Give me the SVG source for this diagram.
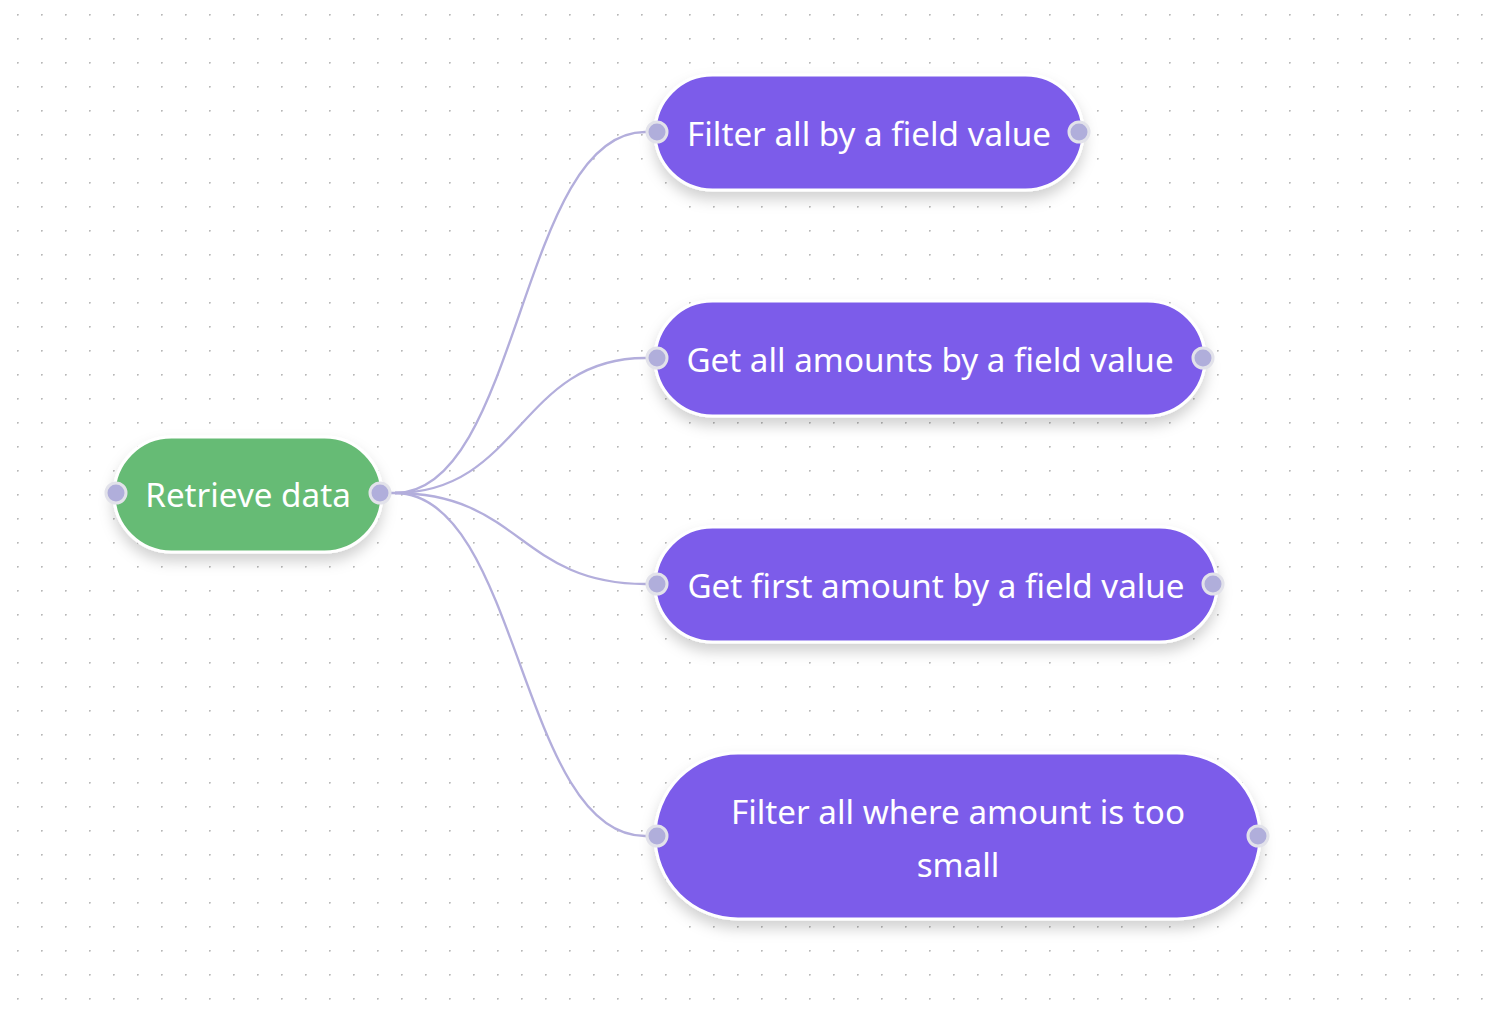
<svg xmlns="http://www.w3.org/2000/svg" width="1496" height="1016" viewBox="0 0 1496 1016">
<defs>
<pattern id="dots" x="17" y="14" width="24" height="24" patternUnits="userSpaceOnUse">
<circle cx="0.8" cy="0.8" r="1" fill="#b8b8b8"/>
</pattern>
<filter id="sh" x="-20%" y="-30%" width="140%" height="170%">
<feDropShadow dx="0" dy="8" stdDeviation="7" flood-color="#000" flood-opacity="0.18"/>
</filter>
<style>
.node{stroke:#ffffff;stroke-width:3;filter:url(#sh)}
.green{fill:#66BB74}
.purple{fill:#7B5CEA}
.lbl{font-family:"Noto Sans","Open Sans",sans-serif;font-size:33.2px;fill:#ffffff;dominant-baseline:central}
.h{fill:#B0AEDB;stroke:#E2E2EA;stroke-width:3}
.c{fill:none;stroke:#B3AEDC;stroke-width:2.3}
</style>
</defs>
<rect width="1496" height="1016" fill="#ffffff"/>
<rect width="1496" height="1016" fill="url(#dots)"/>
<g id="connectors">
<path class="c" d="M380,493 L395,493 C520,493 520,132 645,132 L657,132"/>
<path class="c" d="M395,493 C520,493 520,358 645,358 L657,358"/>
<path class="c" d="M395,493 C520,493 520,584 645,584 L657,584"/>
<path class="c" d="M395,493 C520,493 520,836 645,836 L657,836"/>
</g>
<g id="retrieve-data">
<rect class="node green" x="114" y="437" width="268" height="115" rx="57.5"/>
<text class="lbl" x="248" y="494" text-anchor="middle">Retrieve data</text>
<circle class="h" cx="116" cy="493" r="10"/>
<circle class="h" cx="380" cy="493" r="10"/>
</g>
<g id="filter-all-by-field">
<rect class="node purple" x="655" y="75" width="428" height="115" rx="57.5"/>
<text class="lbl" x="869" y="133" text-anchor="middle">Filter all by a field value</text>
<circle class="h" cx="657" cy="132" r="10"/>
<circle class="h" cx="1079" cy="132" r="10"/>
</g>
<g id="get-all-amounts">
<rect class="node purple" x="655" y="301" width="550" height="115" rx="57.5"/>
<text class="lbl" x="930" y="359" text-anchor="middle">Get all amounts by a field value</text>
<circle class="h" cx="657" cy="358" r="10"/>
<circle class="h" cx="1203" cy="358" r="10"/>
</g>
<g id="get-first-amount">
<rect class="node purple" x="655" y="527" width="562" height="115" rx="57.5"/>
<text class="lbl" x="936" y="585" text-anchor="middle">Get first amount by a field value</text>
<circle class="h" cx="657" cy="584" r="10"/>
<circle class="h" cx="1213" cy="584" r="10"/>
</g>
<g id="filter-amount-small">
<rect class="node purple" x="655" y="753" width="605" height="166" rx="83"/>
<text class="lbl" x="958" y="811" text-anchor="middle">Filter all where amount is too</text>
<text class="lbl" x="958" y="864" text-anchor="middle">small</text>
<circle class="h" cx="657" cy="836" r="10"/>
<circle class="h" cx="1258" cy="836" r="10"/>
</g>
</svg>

::::::::::

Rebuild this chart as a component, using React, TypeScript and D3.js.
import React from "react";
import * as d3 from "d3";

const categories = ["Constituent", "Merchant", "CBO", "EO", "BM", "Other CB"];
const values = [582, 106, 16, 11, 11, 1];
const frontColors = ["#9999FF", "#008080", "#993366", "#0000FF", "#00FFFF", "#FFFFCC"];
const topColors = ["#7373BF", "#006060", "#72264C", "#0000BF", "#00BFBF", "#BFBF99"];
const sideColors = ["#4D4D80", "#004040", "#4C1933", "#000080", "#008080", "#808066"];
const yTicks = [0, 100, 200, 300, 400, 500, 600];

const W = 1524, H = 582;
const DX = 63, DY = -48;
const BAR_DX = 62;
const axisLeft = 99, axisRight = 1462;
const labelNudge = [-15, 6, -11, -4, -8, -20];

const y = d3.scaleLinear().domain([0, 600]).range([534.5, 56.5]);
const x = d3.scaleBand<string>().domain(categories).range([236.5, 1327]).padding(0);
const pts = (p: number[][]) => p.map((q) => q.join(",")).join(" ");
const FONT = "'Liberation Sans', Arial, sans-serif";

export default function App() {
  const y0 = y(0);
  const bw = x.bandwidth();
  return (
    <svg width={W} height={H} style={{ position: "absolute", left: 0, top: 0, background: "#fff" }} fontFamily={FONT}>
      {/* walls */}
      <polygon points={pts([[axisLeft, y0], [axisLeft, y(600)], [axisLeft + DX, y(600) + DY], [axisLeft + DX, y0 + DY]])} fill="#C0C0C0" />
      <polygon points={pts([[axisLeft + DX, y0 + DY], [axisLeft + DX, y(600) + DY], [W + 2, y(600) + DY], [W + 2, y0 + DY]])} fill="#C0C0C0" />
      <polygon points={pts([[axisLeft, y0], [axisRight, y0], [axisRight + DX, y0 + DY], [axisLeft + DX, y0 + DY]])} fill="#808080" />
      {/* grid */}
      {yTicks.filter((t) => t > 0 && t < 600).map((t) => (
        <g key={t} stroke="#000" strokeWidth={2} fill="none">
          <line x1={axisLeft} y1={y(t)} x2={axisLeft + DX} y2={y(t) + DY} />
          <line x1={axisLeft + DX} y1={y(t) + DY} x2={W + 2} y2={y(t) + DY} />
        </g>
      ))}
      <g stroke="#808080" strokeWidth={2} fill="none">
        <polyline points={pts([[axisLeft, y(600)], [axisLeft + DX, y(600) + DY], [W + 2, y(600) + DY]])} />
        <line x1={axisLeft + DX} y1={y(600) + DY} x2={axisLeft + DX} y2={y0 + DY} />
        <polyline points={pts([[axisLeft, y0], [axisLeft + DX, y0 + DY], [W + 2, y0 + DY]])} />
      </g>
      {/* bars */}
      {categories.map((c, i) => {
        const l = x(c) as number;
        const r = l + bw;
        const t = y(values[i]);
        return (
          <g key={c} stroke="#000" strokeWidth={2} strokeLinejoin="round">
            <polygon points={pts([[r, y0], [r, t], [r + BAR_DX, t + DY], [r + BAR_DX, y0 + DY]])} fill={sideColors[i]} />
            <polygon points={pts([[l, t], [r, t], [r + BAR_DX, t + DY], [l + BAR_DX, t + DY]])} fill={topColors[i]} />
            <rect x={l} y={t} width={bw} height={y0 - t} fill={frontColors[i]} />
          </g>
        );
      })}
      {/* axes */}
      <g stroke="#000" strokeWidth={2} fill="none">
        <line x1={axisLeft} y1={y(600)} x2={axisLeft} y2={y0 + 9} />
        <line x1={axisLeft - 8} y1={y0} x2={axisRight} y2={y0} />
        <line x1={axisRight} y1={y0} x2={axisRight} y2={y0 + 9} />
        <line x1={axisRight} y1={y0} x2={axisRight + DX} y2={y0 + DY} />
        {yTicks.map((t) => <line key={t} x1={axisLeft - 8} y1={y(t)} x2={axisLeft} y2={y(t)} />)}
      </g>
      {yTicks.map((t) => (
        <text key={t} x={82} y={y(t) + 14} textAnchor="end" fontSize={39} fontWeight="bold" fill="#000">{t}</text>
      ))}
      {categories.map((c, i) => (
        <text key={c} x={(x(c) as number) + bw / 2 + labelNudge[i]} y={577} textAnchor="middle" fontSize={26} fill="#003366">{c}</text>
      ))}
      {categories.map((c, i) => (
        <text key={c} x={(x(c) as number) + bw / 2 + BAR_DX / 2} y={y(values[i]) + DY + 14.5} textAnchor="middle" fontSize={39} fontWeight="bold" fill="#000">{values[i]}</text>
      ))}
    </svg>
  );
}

::::::::::

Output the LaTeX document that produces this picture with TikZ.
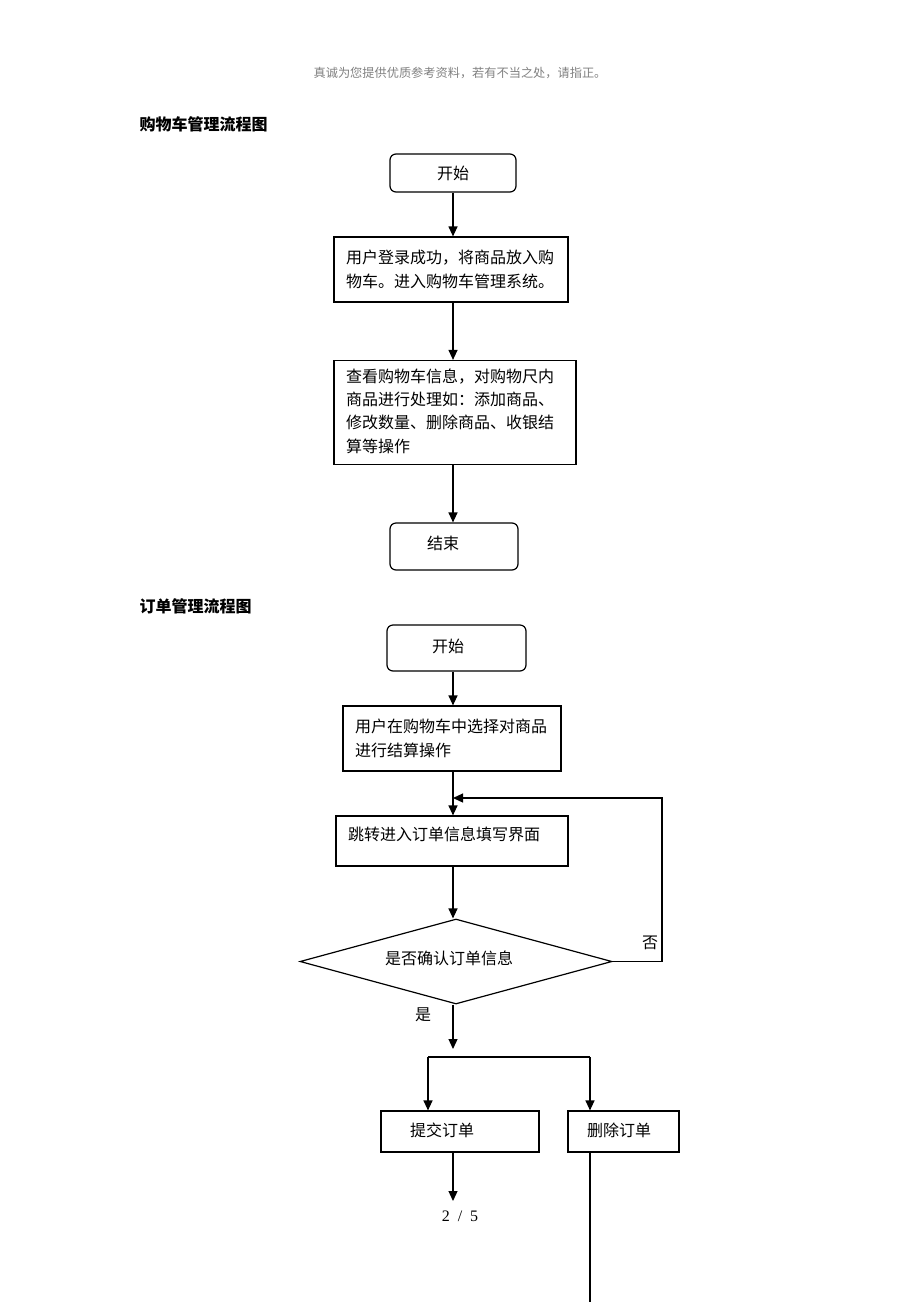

::::::::::

Count how many lines above carry the word "React". Only the number is required.

**Solution to the problem**
2